- _Provided data_:
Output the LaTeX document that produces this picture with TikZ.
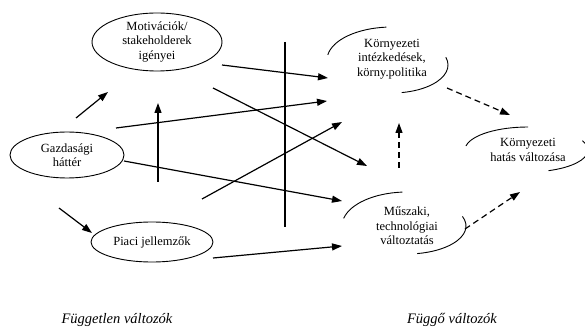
\documentclass[tikz,border=0pt]{standalone}
\usepackage{fontspec}
\setmainfont{Liberation Serif}
\usetikzlibrary{arrows.meta,shapes.geometric}
\tikzset{
  oval/.style={ellipse, draw, line width=0.9pt, inner sep=0pt, align=center, font=\fontsize{12.5}{14.5}\selectfont},
  field/.style={align=center, font=\fontsize{12.5}{14.5}\selectfont},
  rim/.style={line width=0.9pt},
  arr/.style={line width=1.2pt, -{Triangle[length=10pt,width=7pt]}},
  darr/.style={arr, dash pattern=on 6pt off 4pt},
  axis label/.style={font=\fontsize{14.5}{16}\selectfont\itshape}
}
\begin{document}
\begin{tikzpicture}[x=1pt, y=1pt]
            \useasboundingbox (0,0) rectangle (585,329);

            \node (motiv) at (157,287) [oval, minimum width=130pt, minimum height=58pt] {Motivációk/\\stakeholderek\\igényei};
            \node (gazd) at (67,174) [oval, minimum width=114pt, minimum height=46pt] {Gazdasági\\háttér};
            \node (piaci) at (152,87) [oval, minimum width=122pt, minimum height=40pt] {Piaci jellemzők};

            \node (kornyint) at (392,270) [field] {Környezeti\\intézkedések,\\körny.politika};
            \node (hatas) at (528,179) [field] {Környezeti\\hatás változása};
            \node (muszaki) at (407,103) [field] {Műszaki,\\technológiai\\változtatás};

            \draw[rim] ([yshift=-1pt]kornyint.center) ++(171:65pt and 33pt) arc[start angle=171, end angle=95, x radius=65pt, y radius=33pt];
            \draw[rim] ([yshift=-6pt]kornyint.center) ++(16:56pt and 28pt) arc[start angle=16, end angle=-80, x radius=56pt, y radius=28pt];
            \draw[rim] (hatas.center) ++(170:63pt and 23pt) arc[start angle=170, end angle=90, x radius=63pt, y radius=23pt];
            \draw[rim] (hatas.center) ++(25:60pt and 22pt) arc[start angle=25, end angle=-70, x radius=60pt, y radius=22pt];
            \draw[rim] (muszaki.center) ++(167:65pt and 34pt) arc[start angle=167, end angle=94, x radius=65pt, y radius=34pt];
            \draw[rim] (muszaki.center) ++(20:59pt and 28pt) arc[start angle=20, end angle=-80, x radius=59pt, y radius=28pt];

            \coordinate (sep-top) at (285,287);
            \coordinate (sep-bot) at (285,102);
            \draw[line width=1.2pt] (sep-top) -- (sep-bot);

            \coordinate (gazd-up) at (76,211);
            \coordinate (motiv-in1) at (108,237);
            \coordinate (mid-low) at (158,147);
            \coordinate (motiv-in2) at (158,226);
            \coordinate (gazd-down) at (59,121);
            \coordinate (piaci-in) at (92,96);
            \coordinate (motiv-out1) at (222,264);
            \coordinate (motiv-out2) at (213,241);
            \coordinate (gazd-out1) at (116,201);
            \coordinate (gazd-out2) at (124,168);
            \coordinate (piaci-up) at (202,130);
            \coordinate (piaci-out) at (213,71);
            \coordinate (kornyint-in1) at (328,251);
            \coordinate (kornyint-in2) at (327,228);
            \coordinate (kornyint-in3) at (342,207);
            \coordinate (kornyint-in4) at (399,206);
            \coordinate (kornyint-out) at (447,241);
            \coordinate (muszaki-in1) at (367,163);
            \coordinate (muszaki-in2) at (342,128);
            \coordinate (muszaki-in3) at (342,83);
            \coordinate (muszaki-up) at (399,161);
            \coordinate (muszaki-out) at (465,100);
            \coordinate (hatas-in1) at (510,214);
            \coordinate (hatas-in2) at (520,137);

            \draw[arr] (gazd-up) -- (motiv-in1);
            \draw[arr] (mid-low) -- (motiv-in2);
            \draw[arr] (gazd-down) -- (piaci-in);
            \draw[arr] (motiv-out1) -- (kornyint-in1);
            \draw[arr] (motiv-out2) -- (muszaki-in1);
            \draw[arr] (gazd-out1) -- (kornyint-in2);
            \draw[arr] (gazd-out2) -- (muszaki-in2);
            \draw[arr] (piaci-up) -- (kornyint-in3);
            \draw[arr] (piaci-out) -- (muszaki-in3);

            \draw[darr] (kornyint-out) -- (hatas-in1);
            \draw[darr] (muszaki-up) -- (kornyint-in4);
            \draw[darr] (muszaki-out) -- (hatas-in2);

            \node (fuggetlen) at (117,9) [axis label] {Független változók};
            \node (fuggo) at (452,9) [axis label] {Függő változók};
        \end{tikzpicture}
\end{document}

- _The request_:
The data above needs to be retyped exactly, with the images left out.

- _Output for this exercise_:
Output the LaTeX document that produces this picture with TikZ.
\documentclass[tikz,border=0pt]{standalone}
\usepackage{fontspec}
\setmainfont{Liberation Serif}
\usetikzlibrary{arrows.meta,shapes.geometric}
\tikzset{
  oval/.style={ellipse, draw, line width=0.9pt, inner sep=0pt, align=center, font=\fontsize{12.5}{14.5}\selectfont},
  field/.style={align=center, font=\fontsize{12.5}{14.5}\selectfont},
  rim/.style={line width=0.9pt},
  arr/.style={line width=1.2pt, -{Triangle[length=10pt,width=7pt]}},
  darr/.style={arr, dash pattern=on 6pt off 4pt},
  axis label/.style={font=\fontsize{14.5}{16}\selectfont\itshape}
}
\begin{document}
\begin{tikzpicture}[x=1pt, y=1pt]
            \useasboundingbox (0,0) rectangle (585,329);

            \node (motiv) at (157,287) [oval, minimum width=130pt, minimum height=58pt] {Motivációk/\\stakeholderek\\igényei};
            \node (gazd) at (67,174) [oval, minimum width=114pt, minimum height=46pt] {Gazdasági\\háttér};
            \node (piaci) at (152,87) [oval, minimum width=122pt, minimum height=40pt] {Piaci jellemzők};

            \node (kornyint) at (392,270) [field] {Környezeti\\intézkedések,\\körny.politika};
            \node (hatas) at (528,179) [field] {Környezeti\\hatás változása};
            \node (muszaki) at (407,103) [field] {Műszaki,\\technológiai\\változtatás};

            \draw[rim] ([yshift=-1pt]kornyint.center) ++(171:65pt and 33pt) arc[start angle=171, end angle=95, x radius=65pt, y radius=33pt];
            \draw[rim] ([yshift=-6pt]kornyint.center) ++(16:56pt and 28pt) arc[start angle=16, end angle=-80, x radius=56pt, y radius=28pt];
            \draw[rim] (hatas.center) ++(170:63pt and 23pt) arc[start angle=170, end angle=90, x radius=63pt, y radius=23pt];
            \draw[rim] (hatas.center) ++(25:60pt and 22pt) arc[start angle=25, end angle=-70, x radius=60pt, y radius=22pt];
            \draw[rim] (muszaki.center) ++(167:65pt and 34pt) arc[start angle=167, end angle=94, x radius=65pt, y radius=34pt];
            \draw[rim] (muszaki.center) ++(20:59pt and 28pt) arc[start angle=20, end angle=-80, x radius=59pt, y radius=28pt];

            \coordinate (sep-top) at (285,287);
            \coordinate (sep-bot) at (285,102);
            \draw[line width=1.2pt] (sep-top) -- (sep-bot);

            \coordinate (gazd-up) at (76,211);
            \coordinate (motiv-in1) at (108,237);
            \coordinate (mid-low) at (158,147);
            \coordinate (motiv-in2) at (158,226);
            \coordinate (gazd-down) at (59,121);
            \coordinate (piaci-in) at (92,96);
            \coordinate (motiv-out1) at (222,264);
            \coordinate (motiv-out2) at (213,241);
            \coordinate (gazd-out1) at (116,201);
            \coordinate (gazd-out2) at (124,168);
            \coordinate (piaci-up) at (202,130);
            \coordinate (piaci-out) at (213,71);
            \coordinate (kornyint-in1) at (328,251);
            \coordinate (kornyint-in2) at (327,228);
            \coordinate (kornyint-in3) at (342,207);
            \coordinate (kornyint-in4) at (399,206);
            \coordinate (kornyint-out) at (447,241);
            \coordinate (muszaki-in1) at (367,163);
            \coordinate (muszaki-in2) at (342,128);
            \coordinate (muszaki-in3) at (342,83);
            \coordinate (muszaki-up) at (399,161);
            \coordinate (muszaki-out) at (465,100);
            \coordinate (hatas-in1) at (510,214);
            \coordinate (hatas-in2) at (520,137);

            \draw[arr] (gazd-up) -- (motiv-in1);
            \draw[arr] (mid-low) -- (motiv-in2);
            \draw[arr] (gazd-down) -- (piaci-in);
            \draw[arr] (motiv-out1) -- (kornyint-in1);
            \draw[arr] (motiv-out2) -- (muszaki-in1);
            \draw[arr] (gazd-out1) -- (kornyint-in2);
            \draw[arr] (gazd-out2) -- (muszaki-in2);
            \draw[arr] (piaci-up) -- (kornyint-in3);
            \draw[arr] (piaci-out) -- (muszaki-in3);

            \draw[darr] (kornyint-out) -- (hatas-in1);
            \draw[darr] (muszaki-up) -- (kornyint-in4);
            \draw[darr] (muszaki-out) -- (hatas-in2);

            \node (fuggetlen) at (117,9) [axis label] {Független változók};
            \node (fuggo) at (452,9) [axis label] {Függő változók};
        \end{tikzpicture}
\end{document}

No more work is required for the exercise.